Canada's academic CA*net opened the country's first international Internet gateway in 1990. Commercial dial-up began in 1993-1994 with UUNET Canada, iSTAR Internet (originally based in New Brunswick), HookUp Communications, Internex Online, Cyberus Online, and dozens of regional ISPs. Bell's Sympatico consumer ISP launched in 1996, AOL Canada the same year. The Canadian long-distance deregulation produced a meaningful prepaid card and reseller market in parallel with the dial-up boom. Per-minute metered access over Bell / Telus PSTN was the norm; flat-rate plans expanded across the late 1990s. Cable broadband from Rogers (@Home Canada launched 1997) and DSL from Bell (Sympatico High Speed, 1999) drove the displacement of consumer dial-up across the early 2000s.

Bell Canada introduced its La Puce chip-based phonecard system in the late 1980s, with the cardphone fleet expanding alongside the long-distance competition deregulation of the 1990s. Substantial competing prepaid card brands emerged in the deregulated long-distance environment, with private resellers and incumbent carriers (Sprint Canada, AT&T Canada, fONOROLA, and others) competing through the late 1990s and 2000s. The Canadian outbound calling-card market reflected the country's immigration patterns — large per-destination card markets for Chinese, South Asian, Filipino, Caribbean, Eastern European, and African diaspora communities. Bell announced major payphone removals through the 2020s, with CRTC obligations limiting the pace of decommissioning in rural and Indigenous communities where the payphone is sometimes the only public-access line.

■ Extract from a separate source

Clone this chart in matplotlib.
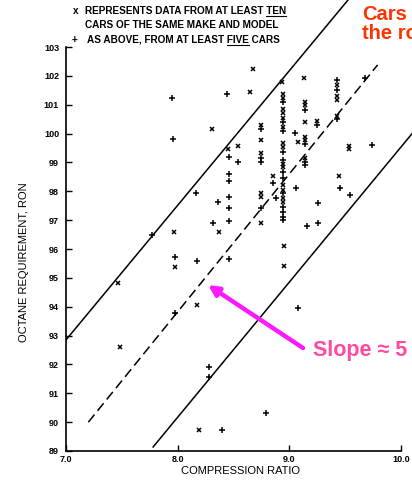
import matplotlib
matplotlib.use('Agg')

import matplotlib.pyplot as plt
from matplotlib.lines import Line2D

plt.rcParams['font.family'] = ['Liberation Sans', 'DejaVu Sans']
plt.rcParams['lines.scale_dashes'] = False

# data (compression ratio, octane requirement)
ten_cr = [7.47, 7.48, 7.97, 7.98, 8.17, 8.19, 8.31, 8.37, 8.45, 8.54,
          8.67, 8.65, 8.93, 9.13,
          8.75, 8.75, 8.75, 8.75, 8.75, 8.75,
          8.85, 8.95, 8.95,
          8.94, 8.94, 8.94, 8.94, 8.94, 8.94, 8.94, 8.94, 8.94, 8.94, 8.94, 8.94, 8.94, 8.94,
          9.14, 9.14, 9.14, 9.14, 9.14, 9.14,
          9.08, 9.25, 9.43, 9.43, 9.43, 9.43, 9.53, 9.53, 9.44]
ten_ron = [94.82, 92.6, 96.59, 95.38, 94.06, 89.73, 100.16, 96.59, 99.46, 99.57,
           102.24, 101.44, 101.79, 101.93,
           100.30, 99.78, 99.32, 97.93, 97.81, 96.89,
           98.53, 96.1, 95.41,
           101.36, 101.22, 100.84, 100.70, 100.53, 100.24, 99.66, 99.52, 98.95, 98.84, 98.22, 98.05, 97.76, 97.64,
           101.10, 100.99, 100.41, 99.89, 99.78, 99.14,
           99.71, 100.45, 101.7, 101.3, 101.15, 100.6, 99.57, 99.47, 98.53]

five_cr = [7.77, 7.95, 7.96, 7.98, 7.98, 8.17, 8.16,
           8.46, 8.46, 8.46, 8.46, 8.46, 8.46, 8.36, 8.32, 8.46, 8.44, 8.54,
           8.75, 8.75, 8.75, 8.75, 8.85, 8.88, 9.08, 8.79,
           8.94, 8.94, 8.94, 8.94, 8.94, 8.94, 8.94, 8.94, 8.94, 8.94, 8.94, 8.94,
           9.14, 9.14, 9.14, 9.14, 9.05, 9.06, 9.25,
           9.43, 9.43, 9.43, 9.68, 9.74, 9.45, 9.54, 9.26, 9.16, 9.26,
           8.28, 8.28, 8.40]
five_ron = [96.49, 101.23, 99.81, 95.72, 93.78, 95.58, 97.94,
            99.19, 98.6, 98.36, 97.8, 97.42, 96.98, 97.63, 96.9, 95.65, 101.37, 99.02,
            100.15, 99.14, 99.03, 97.41, 98.29, 97.77, 93.96, 90.32,
            101.10, 100.41, 100.09, 99.37, 99.08, 98.68, 98.45, 97.93, 97.47, 97.29, 97.12, 97.01,
            100.82, 99.64, 99.03, 98.91, 100.02, 98.11, 100.30,
            101.85, 101.5, 100.5, 101.93, 99.6, 98.11, 97.87, 97.6, 96.8, 96.9,
            91.91, 91.57, 89.73]

upper_x, upper_y = [7.0, 9.54], [92.85, 104.7]
mid_x, mid_y = [7.2, 9.79], [90.0, 102.38]
lower_x, lower_y = [7.78, 10.12], [89.14, 100.1]

y_ticks = list(range(89, 104))
x_ticks = [7.0, 8.0, 9.0, 10.0]
x_labels = ['7.0', '8.0', '9.0', '10.0']

fig = plt.figure(figsize=(4.12, 4.88), dpi=100)
ax = fig.add_axes([66 / 412, 37 / 488, 346 / 412, 451 / 488])
ax.set_xlim(7.0, 10.098)
ax.set_ylim(89, 104.63)

ax.plot(upper_x, upper_y, color='black', linewidth=1.1)
ax.plot(lower_x, lower_y, color='black', linewidth=1.1)
ax.plot(mid_x, mid_y, color='black', linewidth=1.1, dashes=(7, 3.5))

ax.plot(ten_cr, ten_ron, linestyle='none', marker='x', markersize=3.4,
        markeredgewidth=1.1, color='black')
ax.plot(five_cr, five_ron, linestyle='none', marker='+', markersize=4.6,
        markeredgewidth=1.1, color='black')

for s in ['top', 'right']:
    ax.spines[s].set_visible(False)
ax.spines['left'].set_bounds(89, 103)
ax.spines['bottom'].set_bounds(7.0, 10.0)
ax.spines['left'].set_linewidth(1.2)
ax.spines['bottom'].set_linewidth(1.2)

ax.set_yticks(y_ticks)
ax.set_yticklabels([str(v) for v in y_ticks], fontsize=6.5, fontweight='bold')
ax.set_xticks(x_ticks)
ax.set_xticklabels(x_labels, fontsize=6.5, fontweight='bold')
ax.tick_params(axis='both', direction='in', length=4, width=1.0)
ax.tick_params(axis='y', pad=5)
ax.tick_params(axis='x', pad=3)

fig.text(24 / 412, 1 - 262 / 488, 'OCTANE REQUIREMENT, RON', rotation=90,
         ha='center', va='center', fontsize=8)
fig.text(241 / 412, 1 - 471 / 488, 'COMPRESSION RATIO', ha='center',
         va='center', fontsize=8)

# key text at the top, with underlined words
key_kw = dict(fontsize=7.2, fontweight='bold', va='baseline')
fig.text(73 / 412, 1 - 14 / 488, 'x', **key_kw)
t1 = fig.text(85 / 412, 1 - 14 / 488, 'REPRESENTS DATA FROM AT LEAST TEN', **key_kw)
fig.text(85 / 412, 1 - 27.5 / 488, 'CARS OF THE SAME MAKE AND MODEL', **key_kw)
fig.text(72 / 412, 1 - 43 / 488, '+', **key_kw)
t3 = fig.text(87 / 412, 1 - 43 / 488, 'AS ABOVE, FROM AT LEAST FIVE CARS', **key_kw)

r = fig.canvas.get_renderer()


def width_of(s):
    tmp = fig.text(0, 0, s, **key_kw)
    w = tmp.get_window_extent(r).width
    tmp.remove()
    return w


def underline(txt, word, tail, y_px):
    full = txt.get_window_extent(r)
    x0 = full.x1 - width_of(word + tail)
    x1 = x0 + width_of(word)
    fig.add_artist(Line2D([x0 / 412, x1 / 412], [1 - y_px / 488] * 2,
                          transform=fig.transFigure, color='black', linewidth=0.8))


underline(t1, 'TEN', '', 16)
underline(t3, 'FIVE', ' CARS', 44.5)

# overlaid annotations
fig.text(362 / 412, 1 - 20 / 488, 'Cars', color='#ff3300', fontsize=14.5,
         fontweight='bold', va='baseline')
fig.text(362 / 412, 1 - 39 / 488, 'the ro', color='#ff3300', fontsize=14.5,
         fontweight='bold', va='baseline')
ax.annotate('', xy=(208 / 412, 1 - 285 / 488), xytext=(303 / 412, 1 - 348 / 488),
            xycoords='figure fraction', textcoords='figure fraction',
            arrowprops=dict(arrowstyle='-|>', color='#ff19ff', linewidth=3.2,
                            mutation_scale=15, shrinkA=0, shrinkB=0))
fig.text(313 / 412, 1 - 356 / 488, 'Slope \u2248 5', color='#ff4aa0', fontsize=15.5,
         fontweight='bold', va='baseline')

fig.savefig('out.png', dpi=100)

Tempest Telecom served Canada through dial-up POPs in Toronto, Montreal, Vancouver, Calgary, Edmonton, Ottawa, and Halifax. Canada's vast northern territories — the Yukon, Northwest Territories, and Nunavut — made it a particularly strong Iridium satphone market. Tempest customers in resource industries (Alberta oil sands, BC mining, Atlantic offshore fisheries) and Arctic research/expedition work relied on Iridium 9505A handsets and BGAN terminals. The Trans-Canada Highway corridors between major urban centers were heavily covered by dial-up and (later) WiFi roaming agreements.

Modern Canada has mature FTTH in urban areas (Bell, Telus), strong cable broadband from Rogers/Shaw, and aggressive 5G rollout. Remote indigenous communities continue to rely on a mix of fiber backhaul, fixed wireless, and satellite (Telesat, Starlink) for connectivity.

Tempest's services across Canada, 1997–2012

Tempest Telecommunications operated international connectivity services in Canada between 1997 and 2012 under a unified prepaid account that absorbed multiple service types onto a single customer credential. Customers in Canada drew from the same balance for pre-paid international voice calling, RADIUS-authenticated dial-up Internet roaming, metered Wi-Fi hotspot access, Iridium satellite voice, and Inmarsat BGAN data terminals. An attempted kiosk-payment federation (PATN, 1998) extended the same architecture to public Internet terminals but failed to reach scale.

Iridium satellite voice was available in Canada from approximately 2001 (post-bankruptcy relaunch). Thuraya coverage did not extend to Canada; Inmarsat BGAN data terminals filled the broadband gap from late 2005.